In our estimation, it is time to overhaul this program. Will it be easy? No. Is it possible? Yes.
As Dan Walsh said recently: “If Congress can repeal the tax added to your telephone bill that was first imposed to fund the Spanish American War and never repealed until this year, then New York can eliminate the fund created to aid returning World War II veterans.”
In conclusion, we would ask that the members of this commission pay careful attention to the experience that other states have closed or eliminated their funds. Those states are Alabama, Colorado, Connecticut, Florida, Kansas, Kentucky, Maine, Minnesota, Nebraska, New Mexico, Oklahoma, Oregon, Rhode Island, South Dakota, Vermont and Utah.
What is perhaps most important to learn from these states are the transition issues? It is important to know how, based upon their experience, the transition can be made to work smoothly for all parties involved.
We understand that employers will not see significant short term rate reduction if it closes its second injury fund to any new claimant.
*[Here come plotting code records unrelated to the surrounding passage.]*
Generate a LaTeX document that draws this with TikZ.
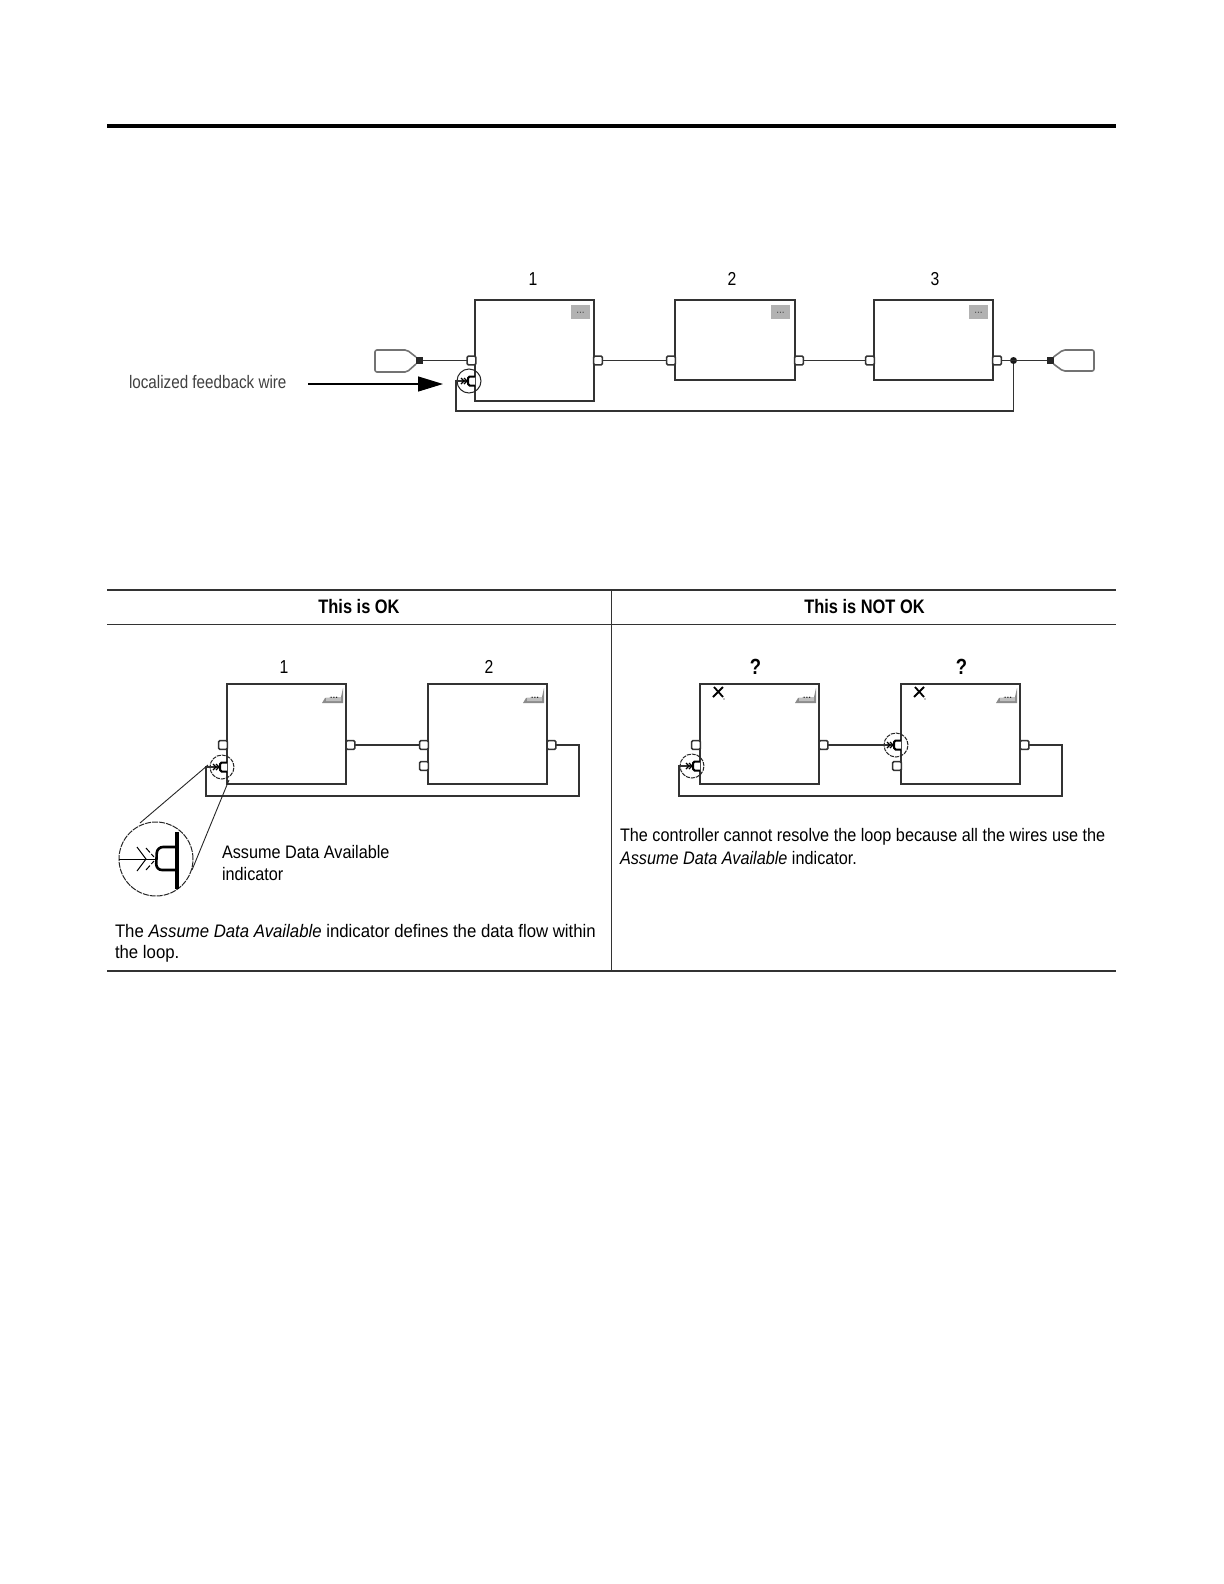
\documentclass[tikz,border=0pt]{standalone}
\usepackage{fontspec}
\setmainfont[FakeStretch=0.84]{Liberation Sans}
\newfontfamily\cellfont[FakeStretch=0.895]{Liberation Sans}
\newfontfamily\okfont[FakeStretch=0.925]{Liberation Sans}
\usetikzlibrary{arrows.meta}
\tikzset{
  fblock/.style={draw=black!80,line width=.8bp,fill=white,anchor=north west,inner sep=0,outer sep=0,minimum width=59.5bp},
  fpin/.style={draw=black!80,line width=.8bp,fill=white,rounded corners=.6bp,inner sep=0,outer sep=0,minimum width=4.4bp,minimum height=4.4bp},
  fwire/.style={black!80,line width=.75bp},
  fring/.style={circle,draw=black!85,line width=.5bp,inner sep=0,outer sep=0,minimum size=12bp},
  fsquare/.style={fill=black!85,inner sep=0,outer sep=0,minimum size=3.5bp},
  fdot/.style={circle,fill=black!90,inner sep=0,outer sep=0,minimum size=3.5bp},
  ftxt/.style={inner sep=0,outer sep=0,anchor=west,align=left,font=\cellfont\fontsize{9.1}{11.3}\selectfont},
  oktxt/.style={ftxt,font=\okfont\fontsize{9.1}{11.3}\selectfont},
  fbtxt/.style={ftxt,font=\fontsize{9.1}{11.3}\selectfont,text=black!75},
  fnum/.style={inner sep=0,outer sep=0,font=\fontsize{9.4}{11}\selectfont},
  fhead/.style={inner sep=0,outer sep=0,font=\fontsize{9.8}{11}\selectfont\bfseries},
  fquest/.style={inner sep=0,outer sep=0,font=\fontsize{11}{12}\selectfont\bfseries},
  rule/.style={black!80,line width=.7bp},
  pics/adasmall/.style={code={
    \draw[line width=.6bp] (-6,-3) -- (-3,0) -- (-6,3);
    \draw[line width=.6bp] (-3,-3) -- (0,0) -- (-3,3);
    \draw[line width=1bp,fill=white,rounded corners=.8bp] (8,-4.5) -- (1,-4.5) -- (1,4.5) -- (8,4.5);
  }},
  pics/btnstep/.style={code={
    \fill[black!45] (-21,15) -- (-18,10) -- (-2,9) -- (0,0) -- (0,15) -- cycle;
    \fill[black!25] (-17,13) -- (-2,13) -- (-2,9) -- (-17,10) -- cycle;
    \node[inner sep=0,font=\fontsize{6}{6}\selectfont] (#1) at (-9,9.5) {...};
  }},
  pics/btnflat/.style={code={
    \fill[black!30] (-19,0) rectangle (0,14);
    \node[inner sep=0,font=\fontsize{6}{6}\selectfont,text=black!70] (#1) at (-9.5,8) {...};
  }},
  pics/xmark/.style={code={
    \draw[line width=.9bp] (-4,-5) -- (5,5);
    \draw[line width=.9bp] (5,-5) -- (-5,5);
    \fill (6,7) circle (.7);
  }}
}
\begin{document}
\begin{tikzpicture}[x=.5bp,y=-.5bp]
\useasboundingbox (0,0) rectangle (1224,1584);
\fill[black] (107,124) rectangle (1116,128);

% upper diagram
\node[fblock,minimum height=50.5bp] (one) at (475,300) {};
\node[fblock,minimum height=40bp,minimum width=60bp] (two) at (675,300) {};
\node[fblock,minimum height=40bp] (three) at (874,300) {};
\pic at (590,305) {btnflat=dots1};
\pic at (790,305) {btnflat=dots2};
\pic at (988,305) {btnflat=dots3};
\node[fnum] (lab1) at (533,279) {1};
\node[fnum] (lab2) at (732,279) {2};
\node[fnum] (lab3) at (935,279) {3};
\node[fpin] (onein) at (471.5,360.5) {};
\node[fpin] (oneout) at (598,360.5) {};
\node[fpin] (twoin) at (671,360.5) {};
\node[fpin] (twoout) at (799,360.5) {};
\node[fpin] (threein) at (870,360.5) {};
\node[fpin] (threeout) at (997,360.5) {};
\node[fsquare] (tagin) at (419.5,360.5) {};
\node[fsquare] (tagout) at (1050,360.5) {};
\node[fdot] (split) at (1013.5,360.5) {};
\node[fring] (ringtop) at (469,381) {};
\coordinate (ringtopc) at (456,381);
\draw[fwire] (tagin) -- (onein);
\draw[fwire] (oneout) -- (twoin);
\draw[fwire] (twoout) -- (threein);
\draw[fwire] (threeout) -- (tagout);
\draw[fwire] (split) -- (1013.5,411) -- (456,411) -- (ringtopc) -- (ringtop.center);
\draw[black!55,line width=.8bp,rounded corners=1bp] (tagin.north west) -- (407,350) -- (375,350) -- (375,372) -- (407,372) -- (tagin.south west);
\draw[black!55,line width=.8bp,rounded corners=1bp] (tagout.north east) -- (1063,350) -- (1094,350) -- (1094,371) -- (1063,371) -- (tagout.south east);
\pic at (467,381) {adasmall};
\node[fbtxt] (fbwire) at (129,382) {localized feedback wire};
\coordinate (fbtip) at (443,384);
\coordinate (fbtail) at (308,384);
\draw[black,line width=.6bp,-{Triangle[length=12.5bp,width=7.5bp]}] (fbtail) -- (fbtip);

% table
\draw[rule] (107,590) -- (1116,590);
\draw[rule] (107,624.5) -- (1116,624.5);
\draw[rule] (107,971) -- (1116,971);
\draw[rule] (611.5,590) -- (611.5,971);
\node[fhead] (okhead) at (359,606.5) {This is OK};
\node[fhead] (nothead) at (864.5,606.5) {This is NOT OK};

% left cell
\node[fblock,minimum height=50bp] (aone) at (227,684) {};
\node[fblock,minimum height=50bp] (atwo) at (428,684) {};
\pic at (343,688) {btnstep=dots4};
\pic at (544,688) {btnstep=dots5};
\node[fnum] (alab1) at (284,667) {1};
\node[fnum] (alab2) at (489,667) {2};
\node[fpin] (aonein) at (223,745) {};
\node[fpin] (aoneout) at (350.5,745) {};
\node[fpin] (atwoin) at (424,745) {};
\node[fpin] (atwolow) at (424,766) {};
\node[fpin] (atwoout) at (551.5,745) {};
\node[fring,dashed,dash pattern=on 2bp off .5bp] (aring) at (222,767) {};
\draw[fwire] (aoneout) -- (atwoin);
\draw[fwire] (atwoout) -- (579,745) -- (579,796) -- (206,796) -- (206,767) -- (aring.center);
\pic at (219,767) {adasmall};
\node[fring,dashed,dash pattern=on 3bp off .5bp,minimum size=37bp] (zoomring) at (156,859) {};
\draw[black!85,line width=.45bp] (208,765) -- (140,823);
\draw[black!85,line width=.45bp] (229,780) -- (192,870);
\draw[line width=.5bp] (119,859) -- (156,859);
\draw[line width=.5bp] (137,847) -- (146,859) -- (137,871);
\draw[line width=.5bp,dash pattern=on 3bp off 1bp] (146,848) -- (154,857);
\draw[line width=.5bp,dash pattern=on 3bp off 1bp] (146,870) -- (154,861);
\draw[line width=1.3bp,fill=white,rounded corners=3bp] (177,847) -- (157,847) -- (156,870) -- (177,870);
\draw[line width=1.6bp] (177,832) -- (177,889);
\node[ftxt] (adalabel) at (222,852) {Assume Data Available};
\node[ftxt] (adalabel2) at (222,874) {indicator};
\node[oktxt] (oktext) at (115,931) {The \textit{Assume Data Available} indicator defines the data flow within};
\node[oktxt] (oktext2) at (115,954) {the loop.};

% right cell
\node[fblock,minimum height=50bp] (bone) at (700,684) {};
\node[fblock,minimum height=50bp] (btwo) at (901,684) {};
\pic at (816,688) {btnstep=dots6};
\pic at (1017,688) {btnstep=dots7};
\pic at (718,692) {xmark};
\pic at (919,692) {xmark};
\node[fquest] (blab1) at (755.5,667) {?};
\node[fquest] (blab2) at (961.5,667) {?};
\node[fpin] (bonein) at (696,745) {};
\node[fpin] (boneout) at (823.5,745) {};
\node[fpin] (btwolow) at (897,766) {};
\node[fpin] (btwoout) at (1024.5,745) {};
\node[fring,dashed,dash pattern=on 2bp off .5bp] (bring) at (692,766) {};
\node[fring,dashed,dash pattern=on 2bp off .5bp] (cring) at (896,745) {};
\draw[fwire] (boneout) -- (cring.center);
\draw[fwire] (btwoout) -- (1062,745) -- (1062,796) -- (679,796) -- (679,766) -- (bring.center);
\pic at (692,766) {adasmall};
\pic at (893,745) {adasmall};
\node[ftxt] (nottext) at (620,837) {The controller cannot resolve the loop because all the wires use the};
\node[ftxt] (nottext2) at (620,858) {\textit{Assume Data Available} indicator.};
\end{tikzpicture}
\end{document}
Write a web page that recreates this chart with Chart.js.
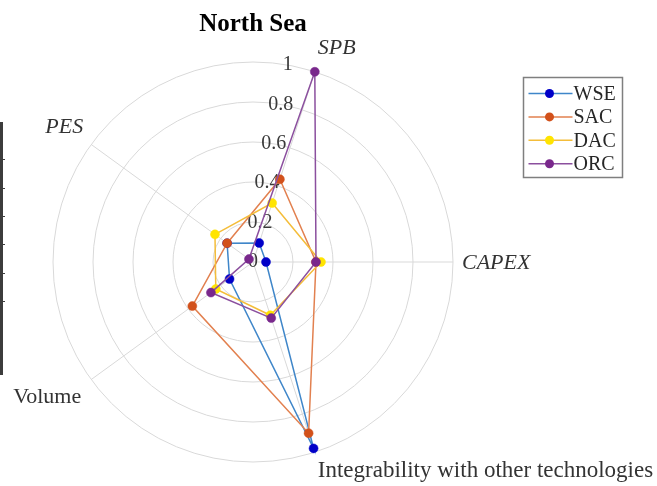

We would expect to see a gradual reduction but it is changing the trend line which is important coupled with a return to a funding mechanism which puts financial responsibility on the safety of the workplace.
We hope that in 2001 New York will put in place policies that will see the experience of the assessments parallel what we have seen with workers’ compensation rates over the past six years – lower, more competitive and based on the safety record of the employer.
Thank you for this opportunity to address the commission.